How to Make Chocolate Oatmeal Muffins Step-by-Step
Prep: Gather up all of the ingredients you need to make these chocolate oat muffins. Preheat your oven to 400°F (or 425°F if using my tall muffin tricks above), line 2 (12-count) muffin tins with paper liners, and set aside. Bring the yogurt, milk, and eggs to room temperature for 15-30 minutes before beginning–this ensures the melted coconut oil doesn’t seize up and clump. Melt the coconut oil in the microwave in 10-second increments until liquid, then set aside to cool slightly.

Mix the Batter: In a small bowl, combine 1 cup of old-fashioned oats, ¾ cup of room-temperature plain yogurt, and ¼ cup of room-temperature milk. Set aside to hydrate. Meanwhile, in a large bowl, beat together ⅓ cup of melted and slightly cooled coconut oil, ½ cup of brown sugar, 2 tablespoons of maple syrup, and 1 large room-temperature egg with a whisk. Once combined, stir in the yogurt and oat mixture.

Add the Chocolate: Stir in 1 cup of all-purpose flour, ¼ cup of cacao or cocoa powder, 1 teaspoon of baking powder, ½ teaspoon of baking soda, and 1 teaspoon of kosher salt. Mix until well combined, but do not over-mix. Finally, gently fold in ½ cup of chocolate chips. I like to do this last part with a rubber spatula. For an extra-high rise, let the batter rest for 10-15 minutes.

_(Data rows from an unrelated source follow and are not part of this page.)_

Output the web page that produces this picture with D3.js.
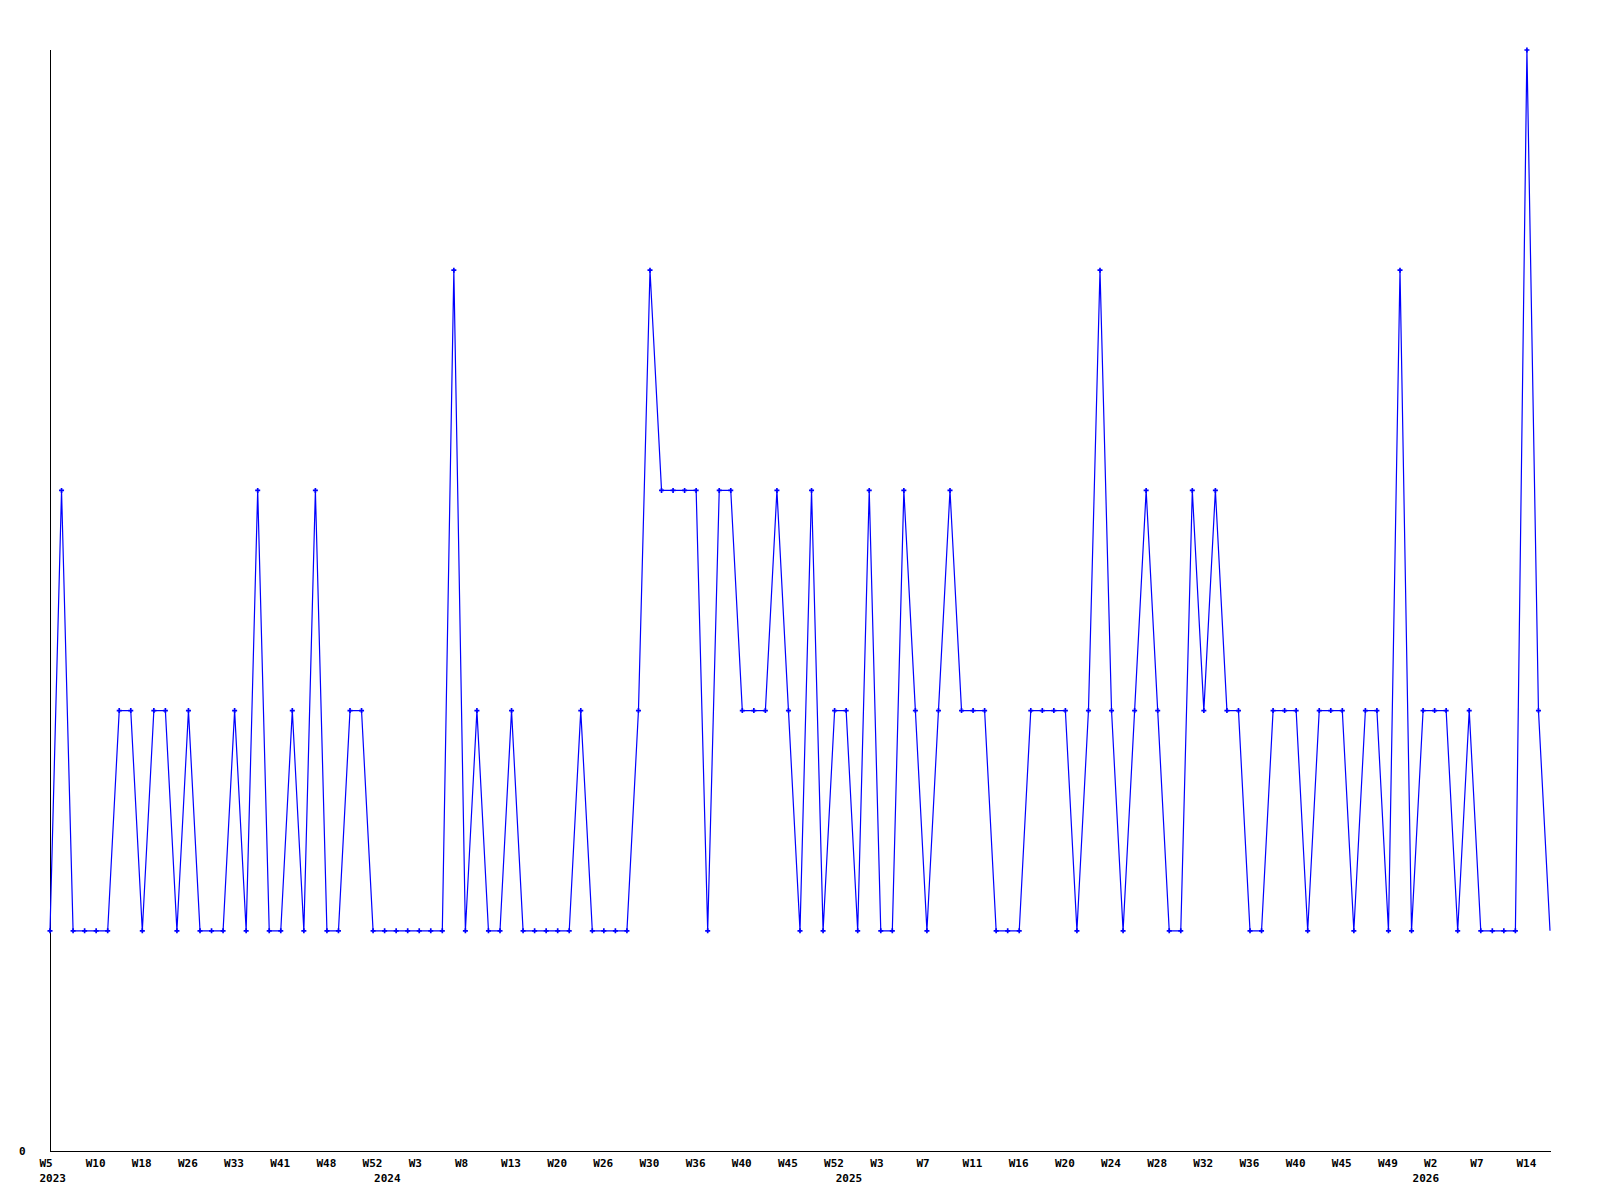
<!DOCTYPE html>
<html lang="en">
<head>
    <meta charset="UTF-8"/>
    <title>Weekly line chart</title>
    <script src="https://d3js.org/d3.v7.min.js"></script>
    <style>
        body { margin: 0; background: #ffffff; }
        svg { display: block; }
    </style>
</head>
<body>
    <script>
        var w = 1600;
        var h = 1200;

        // one value per point (levels 1..5)
        var values = [1,3,1,1,1,1,2,2,1,2, 2,1,2,1,1,1,2,1,3,1,
                      1,2,1,3,1,1,2,2,1,1, 1,1,1,1,1,4,1,2,1,1,
                      2,1,1,1,1,1,2,1,1,1, 1,2,4,3,3,3,3,1,3,3,
                      2,2,2,3,2,1,3,1,2,2, 1,3,1,1,3,2,1,2,3,2,
                      2,2,1,1,1,2,2,2,2,1, 2,4,2,1,2,3,2,1,1,3,
                      2,3,2,2,1,1,2,2,2,1, 2,2,2,1,2,2,1,4,1,2,
                      2,2,1,2,1,1,1,1,5,2, 1];

        // week labels, one on every 4th point
        var weekLabels = ["W5","W10","W18","W26","W33","W41","W48","W52","W3","W8",
                          "W13","W20","W26","W30","W36","W40","W45","W52","W3","W7",
                          "W11","W16","W20","W24","W28","W32","W36","W40","W45","W49",
                          "W2","W7","W14"];
        var labelStep = 4;

        // year labels and the point where each year starts
        var years = ["2023","2024","2025","2026"];
        var yearIndex = [0, 29, 69, 119];

        var yTicks = [0];

        var xScale = d3.scaleLinear()
                       .domain([0, values.length - 1])
                       .range([50, 1550]);

        var yScale = d3.scaleLinear()
                       .domain([0, 5])
                       .range([1151, 50]);

        var svg = d3.select("body")
                    .append("svg")
                    .attr("width", w)
                    .attr("height", h);

        svg.append("rect")
           .attr("width", w)
           .attr("height", h)
           .attr("fill", "#ffffff");

        var font = "'DejaVu Sans Mono', monospace";

        // x axis: week labels
        var xAxis = d3.axisBottom(xScale)
                      .tickValues(weekLabels.map(function(d, i){ return i * labelStep; }))
                      .tickFormat(function(d){ return weekLabels[d / labelStep]; })
                      .tickSize(0)
                      .tickSizeOuter(0);

        var gx = svg.append("g")
                    .attr("transform", "translate(0,1151)")
                    .call(xAxis);
        gx.select(".domain")
          .attr("d", "M50,0.5H1551")
          .attr("stroke", "#000")
          .attr("shape-rendering", "crispEdges");
        gx.selectAll("text")
          .attr("font-family", font)
          .attr("font-weight", "bold")
          .attr("font-size", "11px")
          .attr("fill", "#000")
          .attr("text-anchor", "start")
          .attr("dx", -11)
          .attr("dy", null)
          .attr("y", 16);

        // second row: years
        var yearAxis = d3.axisBottom(xScale)
                         .tickValues(yearIndex)
                         .tickFormat(function(d){ return years[yearIndex.indexOf(d)]; })
                         .tickSize(0);

        var gyear = svg.append("g")
                       .attr("transform", "translate(0,1151)")
                       .call(yearAxis);
        gyear.select(".domain").remove();
        gyear.selectAll("text")
             .attr("font-family", font)
             .attr("font-weight", "bold")
             .attr("font-size", "11px")
             .attr("fill", "#000")
             .attr("text-anchor", "start")
             .attr("dx", -11)
             .attr("dy", null)
             .attr("y", 31);

        // y axis with only the zero label
        var yAxis = d3.axisLeft(yScale)
                      .tickValues(yTicks)
                      .tickFormat(d3.format("d"))
                      .tickSize(0)
                      .tickSizeOuter(0);

        var gy = svg.append("g")
                    .attr("transform", "translate(50,0)")
                    .call(yAxis);
        gy.select(".domain")
          .attr("d", "M0.5,50V1151")
          .attr("stroke", "#000")
          .attr("shape-rendering", "crispEdges");
        gy.selectAll("text")
          .attr("font-family", font)
          .attr("font-weight", "bold")
          .attr("font-size", "11px")
          .attr("fill", "#000")
          .attr("text-anchor", "start")
          .attr("x", -31)
          .attr("dy", "0.32em");

        // the series line
        var line = d3.line()
                     .x(function(d, i){ return xScale(i); })
                     .y(function(d){ return yScale(d); });

        svg.append("path")
           .datum(values)
           .attr("d", line)
           .attr("fill", "none")
           .attr("stroke", "#0000ff")
           .attr("stroke-width", 1.2);

        // markers (the last point has none)
        svg.selectAll("path.mark")
           .data(values.slice(0, values.length - 1))
           .enter()
           .append("path")
           .attr("class", "mark")
           .attr("d", d3.symbol().type(d3.symbolCross).size(14))
           .attr("transform", function(d, i){
               return "translate(" + xScale(i) + "," + yScale(d) + ")";
           })
           .attr("fill", "#0000ff");
    </script>
</body>
</html>
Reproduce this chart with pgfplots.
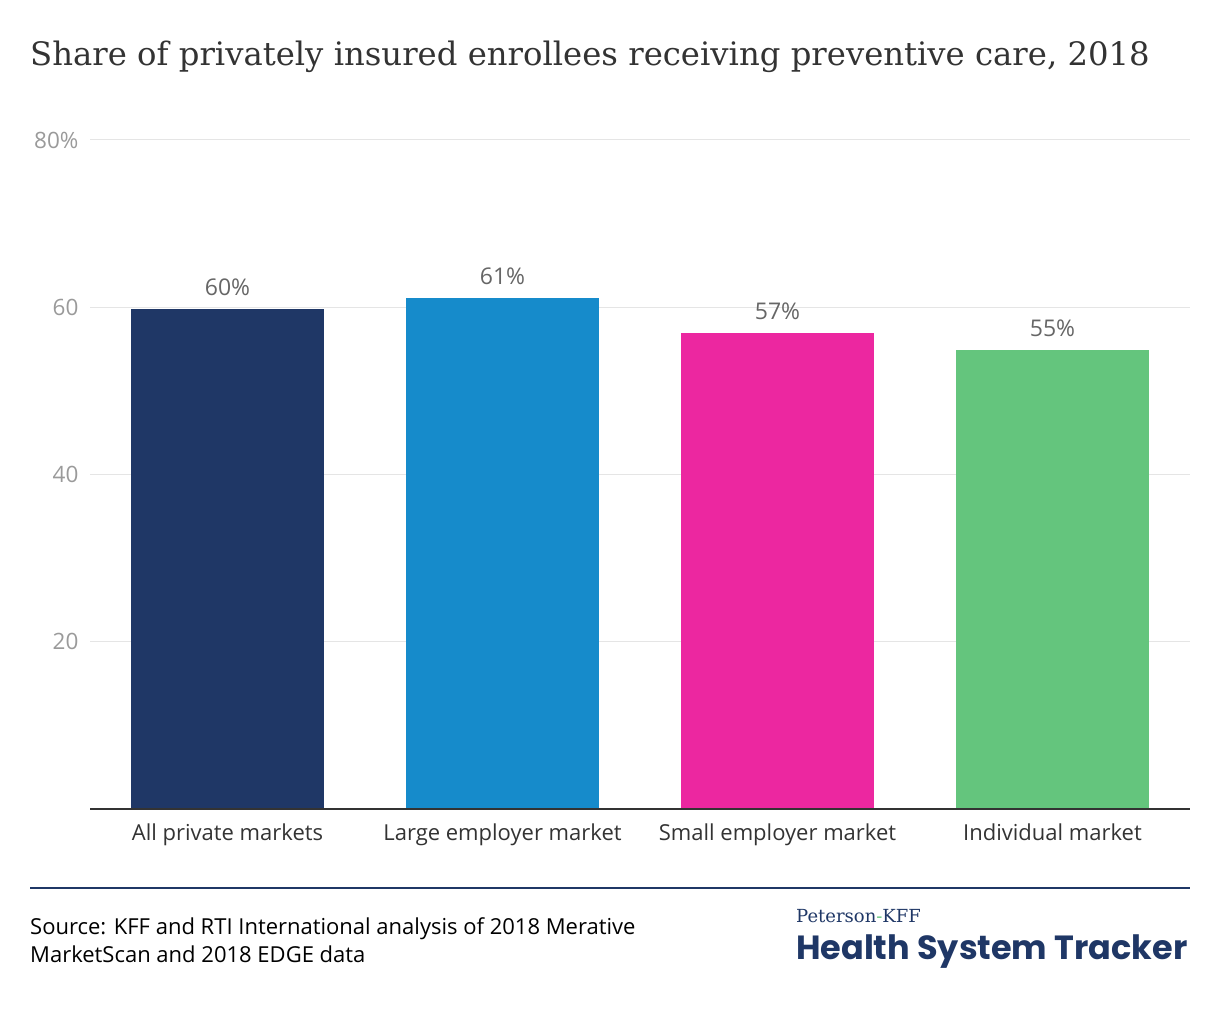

Bake the Muffins: Spoon the batter into muffin cups, filling about ¾ full. If you’re aiming for an extra-high rise, only fill every other cup in a checkerboard pattern. Bake your chocolate oatmeal muffins in the preheated (400°F, or 425°F if using my high-rise tip) oven for 15-18 minutes, or until a toothpick inserted in the center comes out clean. If you started at 425°F, make sure to reduce the oven temperature to 375°F after 5 minutes! Set the muffins on a wire rack to cool completely before storing.

How to Store, Freeze, and Reheat
Store leftover chocolate oatmeal muffins in an airtight container at room temperature for up to 4 days, in the refrigerator for up to 1 week, or individually wrapped in plastic wrap and stored in a zip-top bag in the freezer for up to 2 months. Wrap each muffin in a damp paper towel and microwave from frozen for 30-45 seconds on high to reheat.
More Breakfast Recipes to Try!
Note: This recipe is one of those few exceptions on our site that has more than 10 ingredients. We try to keep things VERY easy around here, and limiting ingredients and time spent is one of our favorite ways. That being said, this recipe is too delicious to leave out of our recipe box! It’s an exception that is so flavorful and worth the extra ingredients if you have the time and resources to make it.